September 10, 2013

The Hectic Road to Compassion: A Review of Lorraine Lopez’s The Realm of Hungry Spirits by Nicole Bartley

cover credit: Hatchette Book Group
The Realm of Hungry Spirits by Lorraine Lopez
Grand Central Publishing (2011)

Review by Nicole Bartley

The Realm of Hungry Spirits by Lorraine Lopez is an overwhelming search for personal peace, for both characters and readers. Lopez drops readers into the main character’s varied and complex life, and readers will be compelled to learn how the drama unfolds and resolves—all in the span of two weeks. They may also reach for a bottle of wine just to tolerate the stress.

Marina Lucero is a middle-aged teacher who opens her home to friends and family members in need of shelter. Her unstable life becomes overrun with their troubles, such as her friend Carlotta who flees from an abusive husband, her nephew Kiko who is kicked out of his house, her little sister’s ex-fiancé Reggie who is grieving from their recent breakup and living with Marina for the time being, and her well-meaning but dimwitted ex-boyfriend Rudy and his blackmailing friend. Everyone turns to Marina because she is intelligent, reliable, and giving. To relieve her chaotic life, she relies on teachings from the Dalai Lama and Gandhi—teachings that play heavily into the overall plot.

But Marina—despite her good intentions, responsibility, propensity to care too much, and lofty spiritual goals—is an unreliable narrator amongst many unreliable characters. Her emotions can flip at least three times in one page, and she is subject more to rage and pheromones than the rationality she attempts to wield. Her loneliness gets the better of her more often than not, and readers are left wondering how one so intelligent can lack emotional follow-through.

Luckily, Lopez is deft at making readers quickly sympathize with Marina’s plight. From the first chapter, readers are bombarded with Marina’s troubles in order to quickly understand her anger, annoyance, and exhaustion: Her nephew starts a rap band one morning and by the evening, he’s acquired a small dog to train for fights and claims it’s his calling; a neighbor’s sister asks Marina to help her pack belongings but is caught in the act of trying to rob a former married lover; Marina’s younger sister dates and seduces anyone who might seem financially well-off; and an ex-boyfriend’s best friend threatens spiritual curses if Marina doesn’t follow the friend’s instructions concerning his custody deposition. The tribulations quickly pile atop Marina, and it’s a wonder she manages to keep everything in line.

Through numerous extreme situations and their resolutions, Lopez shows that everyone should be accepted and forgiven, despite their flaws. This, in the end, is the main lesson of the book: to recognize similarities, not differences, in others and accept them. This Buddhist method of compassion has a Christian correspondence: “God grant me the serenity to accept what I cannot change, the courage to change the things I can, and the wisdom to know the difference.”
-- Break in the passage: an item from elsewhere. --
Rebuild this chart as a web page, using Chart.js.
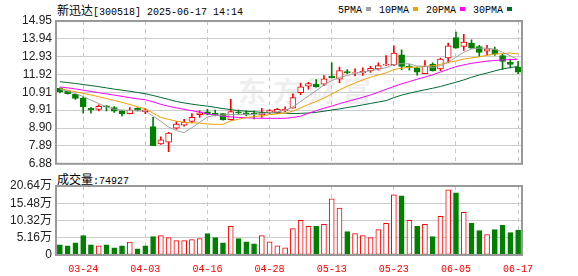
<!DOCTYPE html>
<html><head><meta charset="utf-8">
<script src="https://cdn.jsdelivr.net/npm/chart.js@4.4.1/dist/chart.umd.min.js"></script>
<style>
html,body{margin:0;padding:0;background:#fff;width:578px;height:276px;overflow:hidden;position:relative}
.t{position:absolute;white-space:nowrap;color:#000;line-height:14px}
.cjk{font:12px 'Noto Sans CJK SC',sans-serif}
.asc{font:10px 'Liberation Mono',monospace}
.sq{display:inline-block;width:5px;height:4px;margin:0 8px 1px 4px;vertical-align:middle}
canvas{position:absolute;left:0}
#wm{position:absolute;left:238px;top:70px;font:bold 28px 'Noto Sans CJK SC',sans-serif;color:#000;opacity:0.06;letter-spacing:7px;white-space:nowrap}
</style></head><body>
<div id="wm">东方财富</div>
<div class="t" id="title" style="left:57px;top:1px"></div>
<div class="t" id="legend" style="left:338px;top:1px"></div>
<div class="t" id="vtitle" style="left:57px;top:170px"></div>
<canvas id="c1" width="578" height="175" style="top:0"></canvas>
<canvas id="c2" width="578" height="106" style="top:170px"></canvas>
<script>
const stockName = '新迅达';
const stockCode = '300518';
const stamp = '2025-06-17 14:14';
const volLabel = '成交量';
const lastVolume = 74927;

const dates = ['03-19','03-20','03-21','03-24','03-25','03-26','03-27','03-28','03-31','04-01','04-02','04-03','04-07','04-08','04-09','04-10','04-11','04-14','04-15','04-16','04-17','04-18','04-21','04-22','04-23','04-24','04-25','04-28','04-29','04-30','05-06','05-07','05-08','05-09','05-12','05-13','05-14','05-15','05-16','05-19','05-20','05-21','05-22','05-23','05-26','05-27','05-28','05-29','05-30','06-03','06-04','06-05','06-06','06-09','06-10','06-11','06-12','06-13','06-16','06-17'];
const tickDates = ['03-24','04-03','04-16','04-28','05-13','05-23','06-05','06-17'];

const opens = [11.14,10.99,10.80,10.58,10.02,9.96,10.15,10.06,9.87,9.72,
 10.02,9.83,8.99,8.00,8.10,8.90,9.07,9.27,9.66,9.81,
 9.74,9.72,9.38,9.81,9.76,9.74,9.65,9.76,9.76,9.87,
 10.02,10.90,11.27,11.37,11.38,11.83,11.66,12.09,12.00,12.02,
 12.15,12.24,12.45,12.47,13.04,12.39,12.30,11.98,12.52,12.24,
 12.86,14.02,13.51,13.70,13.51,13.25,13.33,12.99,12.62,12.34];
const highs = [11.18,11.01,10.82,10.67,10.06,10.21,10.17,10.11,9.89,10.06,
 10.06,10.00,9.50,8.41,8.66,9.27,9.39,9.72,9.87,9.96,
 9.91,9.72,10.52,9.92,9.87,9.87,10.02,9.95,10.02,10.10,
 10.84,11.44,11.49,11.64,11.87,12.58,12.34,12.20,12.24,12.30,
 12.39,12.58,12.99,13.55,13.32,12.49,12.34,12.71,12.58,12.86,
 13.70,14.32,14.20,13.89,13.57,13.57,13.48,13.08,12.80,12.67];
const lows = [10.88,10.82,10.52,9.74,9.74,9.87,9.87,9.78,9.59,9.70,
 9.87,9.72,7.90,7.98,7.57,8.84,9.01,9.20,9.50,9.64,
 9.59,9.35,9.35,9.68,9.59,9.42,9.50,9.72,9.72,9.83,
 10.02,10.78,11.10,11.21,11.29,11.74,11.46,11.98,11.85,11.87,
 12.05,12.17,12.43,12.43,12.20,12.17,11.89,11.98,12.11,12.15,
 12.58,13.42,13.29,13.40,12.95,13.05,13.01,12.21,12.30,11.98];
const closes = [10.94,10.84,10.58,10.10,9.93,10.13,10.09,9.85,9.72,9.91,
 9.91,9.93,7.91,8.23,8.62,9.12,9.22,9.50,9.76,9.68,
 9.64,9.38,9.83,9.76,9.65,9.68,9.76,9.89,9.96,9.96,
 10.62,11.23,11.42,11.23,11.68,11.74,12.15,12.02,12.04,12.11,
 12.28,12.43,12.50,13.14,12.39,12.33,12.06,12.39,12.15,12.80,
 13.55,13.42,13.76,13.42,13.18,13.38,13.08,12.67,12.50,12.06];

// volume in 万
const volumes = [3.05,2.75,3.66,5.80,3.05,2.75,3.05,2.14,2.75,3.87,
 1.83,2.75,5.50,5.80,5.20,4.30,4.30,4.60,4.90,6.40,
 5.20,3.66,8.55,4.90,3.97,3.36,5.80,3.97,2.75,2.14,
 7.94,10.40,8.55,8.55,9.16,16.80,14.05,7.00,6.40,5.80,
 5.20,7.60,9.47,18.00,17.70,10.40,8.55,9.16,5.50,11.60,
 19.50,18.60,12.80,9.47,7.30,6.10,7.60,8.86,6.70,7.49];
const volUp = [0,0,0,0,0,1,0,0,0,1, 0,0,0,1,1,1,1,1,1,0, 0,0,1,0,0,0,1,1,1,1,
 1,1,1,0,1,1,1,0,1,1, 1,1,1,1,0,1,0,1,0,1, 1,0,1,0,0,1,0,0,0,0];

const ma5 = [11.09,10.98,10.85,10.68,10.48,10.28,10.10,9.96,9.92,9.89,
 9.87,9.85,9.58,9.28,8.95,8.76,8.64,8.92,9.22,9.52,
 9.62,9.63,9.67,9.67,9.66,9.67,9.72,9.77,9.82,9.90,
 10.09,10.40,10.72,11.01,11.34,11.58,11.76,11.87,11.99,12.06,
 12.15,12.22,12.31,12.49,12.54,12.53,12.40,12.40,12.32,12.42,
 12.62,12.90,13.18,13.37,13.42,13.41,13.36,13.19,12.98,12.76];
const ma10 = [11.13,11.04,10.95,10.86,10.77,10.67,10.57,10.46,10.35,10.23,
 10.11,9.99,9.74,9.50,9.39,9.29,9.22,9.19,9.18,9.13,
 9.11,9.11,9.30,9.40,9.49,9.55,9.59,9.66,9.70,9.74,
 9.86,10.04,10.23,10.40,10.60,10.82,11.06,11.26,11.45,11.62,
 11.78,11.90,12.02,12.21,12.28,12.34,12.34,12.39,12.42,12.50,
 12.61,12.69,12.80,12.86,12.93,13.01,13.09,13.11,13.14,13.09];
const ma20 = [11.22,11.17,11.11,11.04,10.97,10.90,10.83,10.76,10.69,10.62,
 10.55,10.50,10.38,10.24,10.13,10.04,9.96,9.88,9.80,9.70,
 9.63,9.57,9.53,9.50,9.48,9.46,9.45,9.45,9.45,9.45,
 9.50,9.57,9.74,9.88,10.02,10.14,10.28,10.40,10.52,10.64,
 10.77,10.93,11.09,11.25,11.40,11.53,11.66,11.78,11.91,12.07,
 12.22,12.37,12.47,12.56,12.62,12.68,12.72,12.75,12.77,12.78];
const ma30 = [11.52,11.47,11.42,11.36,11.30,11.24,11.17,11.10,11.04,10.98,
 10.91,10.84,10.74,10.63,10.52,10.40,10.32,10.25,10.19,10.14,
 10.07,10.00,9.94,9.89,9.85,9.82,9.79,9.77,9.75,9.74,
 9.72,9.73,9.75,9.79,9.85,9.92,9.98,10.06,10.13,10.21,
 10.29,10.37,10.45,10.62,10.76,10.87,10.97,11.06,11.15,11.25,
 11.37,11.49,11.62,11.77,11.90,12.01,12.13,12.24,12.32,12.38];

const maNames = ['5PMA','10PMA','20PMA','30PMA'];
const priceTicks = [6.88,7.89,8.90,9.91,10.91,11.92,12.93,13.94,14.95];
const volTicks = [0,5.16,10.32,15.48,20.64];

const RED = '#ff0000', GREEN = '#008000';
const maColors = ['#a0a0a0','#f0a000','#ff00ff','#006a32'];
const maData = [ma5, ma10, ma20, ma30];

document.getElementById('title').innerHTML =
  '<span class="cjk">' + stockName + '</span><span class="asc">[' + stockCode + '] ' + stamp + '</span>';
document.getElementById('legend').innerHTML = maNames.map((n,i) =>
  '<span class="asc">' + n + '</span><span class="sq" style="background:' + maColors[i] + '"></span>').join('');
document.getElementById('vtitle').innerHTML =
  '<span class="cjk">' + volLabel + '</span><span class="asc">:' + lastVolume + '</span>';

Chart.defaults.animation = false;
Chart.defaults.responsive = false;
Chart.defaults.devicePixelRatio = 1;
Chart.defaults.plugins.legend.display = false;
Chart.defaults.plugins.tooltip.enabled = false;

const frame = {id:'frame', afterDraw(chart){
  const {ctx, chartArea:a} = chart;
  ctx.save(); ctx.strokeStyle = '#999'; ctx.lineWidth = 2;
  ctx.strokeRect(a.left, a.top, a.right - a.left, a.bottom - a.top);
  ctx.restore();
}};

const up = closes.map((c,i) => c >= opens[i]);
const xGridColor = ctx => tickDates.includes(dates[ctx.index]) ? '#c8c8c8' : 'rgba(0,0,0,0)';

new Chart(document.getElementById('c1'), {
  type: 'bar',
  data: {
    labels: dates,
    datasets: [
      ...maData.map((d,i) => ({type:'line', data:d, borderColor:maColors[i], borderWidth:1, pointRadius:0, tension:0, order:1})),
      {data: opens.map((o,i) => [o, closes[i]]), grouped:false, barThickness:6, borderWidth:1, borderSkipped:false,
        backgroundColor: up.map(u => u ? '#ffffff' : GREEN), borderColor: up.map(u => u ? RED : GREEN), order:2},
      {data: lows.map((l,i) => [l, highs[i]]), grouped:false, barThickness:1,
        backgroundColor: up.map(u => u ? RED : GREEN), order:3}
    ]
  },
  options: {
    layout: {padding: {left:0, right:56, top:21, bottom:10}},
    scales: {
      x: {offset:true, grid:{offset:false, drawTicks:false, color:xGridColor, lineWidth:1},
          border:{display:false, dash:[4,4]}, ticks:{display:false, autoSkip:false},
          afterFit: s => { s.height = 0; }},
      y: {min:6.88, max:14.95, grid:{drawTicks:false, color:'#cccccc', lineWidth:1}, border:{display:false},
          afterBuildTicks: s => { s.ticks = priceTicks.map(v => ({value:v})); },
          afterFit: s => { s.width = 56; },
          ticks:{autoSkip:false, padding:4, color:'#222', font:{family:'Liberation Sans', size:12}, callback: v => Number(v).toFixed(2)}}
    }
  },
  plugins: [frame]
});

new Chart(document.getElementById('c2'), {
  type: 'bar',
  data: {
    labels: dates,
    datasets: [{data: volumes, barThickness:5, borderWidth:1, borderSkipped:false,
      backgroundColor: volUp.map(u => u ? '#ffffff' : GREEN), borderColor: volUp.map(u => u ? RED : GREEN)}]
  },
  options: {
    layout: {padding: {left:0, right:56, top:16, bottom:0}},
    scales: {
      x: {offset:true, grid:{offset:false, drawTicks:false, color:xGridColor, lineWidth:1},
          border:{display:false, dash:[4,4]},
          ticks:{autoSkip:false, maxRotation:0, padding:8, color:RED, font:{family:'Liberation Mono', size:10},
                 callback: (v,i) => tickDates.includes(dates[i]) ? dates[i] : ''},
          afterFit: s => { s.height = 21; }},
      y: {min:0, max:20.64, grid:{drawTicks:false, color:'#cccccc', lineWidth:1}, border:{display:false},
          afterBuildTicks: s => { s.ticks = volTicks.map(v => ({value:v})); },
          afterFit: s => { s.width = 56; },
          ticks:{autoSkip:false, padding:4, color:'#222', font:{family:"Liberation Sans, 'Noto Sans CJK SC'", size:12},
                 callback: v => v === 0 ? '0' : Number(v).toFixed(2) + '万'}}
    }
  },
  plugins: [frame]
});
</script>
</body></html>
For example, when Marina’s harsh words about another man backfire, they open her eyes to one of the Dalai Lama’s true meanings behind his teachings. Lopez writes:
“I nod, my cheeks suffusing with heat. The Dalai Lama’s gentle face appears in my mind’s eye, his expression sharpening into disapproval, even disgust. Compassion, he writes, is built upon connections forged through recognizing similarities, not by fixating on differences and holding in contempt those who are different, as if they are lower than the self” (122-123).
Throughout the story, Marina seeks like minded people who are intelligent, responsible, and clean. Those who don’t fit these traits are usually met with consternation and impatience. It takes a small family to make her realize she’s been looking at compassion with the wrong perspective. She doesn’t often recognize the good in people around her until they shove it in her face. The passage above is a subtle turning point in the story—a eureka moment for her.

Although Marina’s internal world grounds the story, readers unfamiliar with Los Angeles may feel lost amidst the geographical references and the consistent use of Spanish in both narration and dialogue.  They may also wonder if life is really how she depicts it: poverty results in insanity and promiscuity, most men are too lazy to be responsible for anything, and most uneducated women are weak, selfish, and manipulative. It’s not a pretty rendering. Yet, most of the characters exhibit a moment of pure humanity, such as when an abusive husband reveals intense love and stand-offish teenagers show compulsions to please. If readers substitute their own neighborhoods for the one in Lopez’s novel, they might recognize themselves or the people around them. This returns readers to the aforementioned passage; there is always something that connects us to everyone else, and we must recognize that similarity and feed it in order to gain peace.